The smaller spur gear at the center top is is the Howard input gear which is splined to the transmsiion output shaft. The compund gear that engages the input gear is one of two identical reduction gears - a second one is similalrly mounted on the underside of the input gear. The reduction gears are rigidly mounted between the nearly 3/4" thick case halves on stout ball bearings and 1" shafts. The large gear in the bottom center is the Howard output gear which is mounted on the pinion drive shaft and engages both of the smaller reduction spur gears. The input gear drives the larger spur gears on the reduction clusters which then drive the output gear via the smaller compound spur gears resulting in an overall reduction ratio of 3.5:1 at the rear axle.

The Howard output gear is splined to the pinion drive shaft and can be shifted into direct drive by sliding it upward in the picture. This disengages the external spur gear from both of the compund reduction gears and an internal gear cut into the face of the output gear slips over the input gear directly locking the pinion drive shaft to the transmission output shaft with a resulting 1:1 drive ratio. The compund reduction gears simply turn with no load when the gearbox is in direct drive.

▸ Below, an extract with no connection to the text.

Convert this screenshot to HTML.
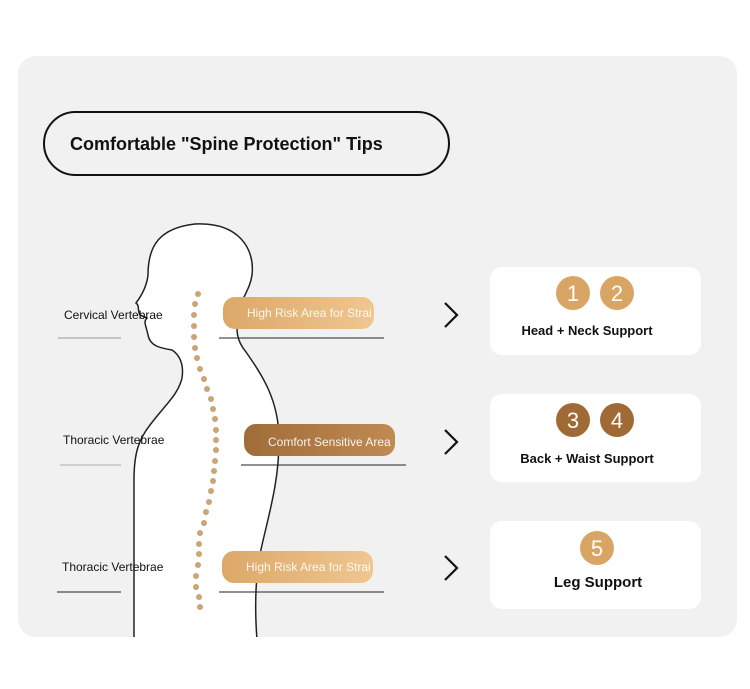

Looking at the picture you can see the typical failure - the smaller reduction gear teeth and the mating teeth on the pinion drive gear are eroded along the inner edges. That pattern indicates to me that the teeth failed with the gears in partial mesh. Possibly from someone trying to shift them into engagenment with the tractor in motion. However I suspect a more likely cause is the shifter detent allowing the gears to come partially or fully out of mesh under a heavy load stripping the trailing edges of teh teeth in the process. So my take is the real design flaw is the shifter detent mechanism - not the actual gear sets.